Question: Derive a formula to measure the rate of flow of a liquid through a Venturimeter....

Question

Derive a formula to measure the rate of flow of a liquid through a Venturimeter.

Answer 1

Solution

To solve these types of questions we must have complete knowledge of a venturimeter. A venturimeter can be defined as a device which can be used to measure the rate of flow of a particular liquid through a pipe. We can say that Bernoulli’s principle is used in a venturimeter for an incomprehensible fluid.

Complete step-by-step solution: -
To derive the formula to measure the rate of flow of a liquid through a venturimeter we must know it’s working and construction.

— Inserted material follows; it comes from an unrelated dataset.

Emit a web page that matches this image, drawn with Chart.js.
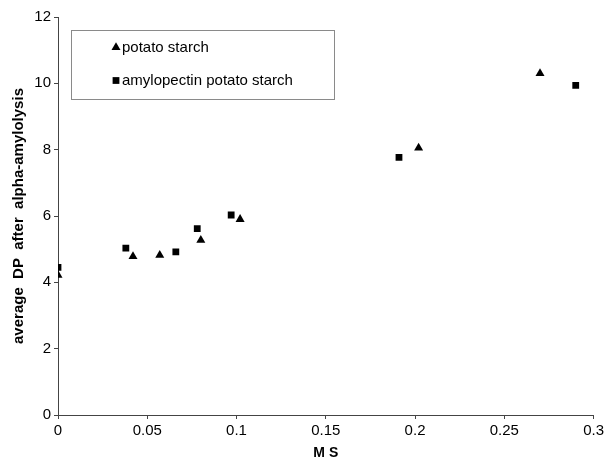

A venturimeter consists of a horizontal tube having two openings, one wide and the other narrow with a cross sectional area of ${{A}_{1}}$ and ${{A}_{2}}$ respectively. Let us assume that the velocity of the fluid at these openings is ${{v}_{1}}$ and ${{v}_{2}}$ at these openings with a pressure of ${{P}_{1}}$ and ${{P}_{2}}$ . The diagram of a venturimeter is attached herewith for better understanding:

Assuming the flow of fluid to be streamlined with a density of $\rho$ and using Bernoulli’s theorem, we get the equation as:
$\begin{aligned} & {{P}_{1}}+\dfrac{1}{2}\rho v_{1}^{2}={{P}_{2}}+\dfrac{1}{2}\rho v_{2}^{2} \\\ & \Rightarrow {{P}_{1}}-{{P}_{2}}=\dfrac{1}{2}\rho \left( v_{2}^{2}-v_{1}^{2} \right) \\\ \end{aligned}$
Also, we know that the difference in level in the vertical tubes is $h$ , thus
${{P}_{1}}-{{P}_{2}}=\rho gh$
On combining both the equations:
$\begin{aligned} & \rho gh=\dfrac{1}{2}\rho \left( v_{2}^{2}-v_{1}^{2} \right) \\\ & \Rightarrow v_{2}^{2}-v_{1}^{2}=2gh-\text{equation }1 \\\ \end{aligned}$
From equation of continuity, we know that:
$\begin{aligned} & {{A}_{1}}{{v}_{1}}={{A}_{2}}{{v}_{2}} \\\ & \Rightarrow \dfrac{{{A}_{1}}}{{{A}_{2}}}=\dfrac{{{v}_{2}}}{{{v}_{1}}}-\text{equation 2} \\\ \end{aligned}$
From equation $1$ , we get:
$v_{1}^{2}\left[ \left( \dfrac{v_{2}^{2}}{v_{1}^{2}} \right)-1 \right]=2gh$
From equation $2$ , we get:
$\begin{aligned} & v_{1}^{2}\left[ \left( \dfrac{A_{1}^{2}}{A_{2}^{2}} \right)-1 \right]=2gh \\\ & \Rightarrow v_{1}^{2}=A_{2}^{2}\dfrac{2gh}{A_{1}^{2}-A_{2}^{2}} \\\ & \therefore {{v}_{1}}={{A}_{2}}\sqrt{\dfrac{2gh}{A_{1}^{2}-A_{2}^{2}}} \\\ \end{aligned}$
Hence the rate of flow of a liquid through venturimeter comes out to be:
${{v}_{1}}={{A}_{2}}\sqrt{\dfrac{2gh}{A_{1}^{2}-A_{2}^{2}}}$

Note: The Venturimeter keeps in mind the equation of continuity which means that if a liquid enters a pipe, then it must also leave the pipe from the other end. Hence a venturimeter used Bernoulli’s equation and equation of continuity on a fluid that is incompressible in nature.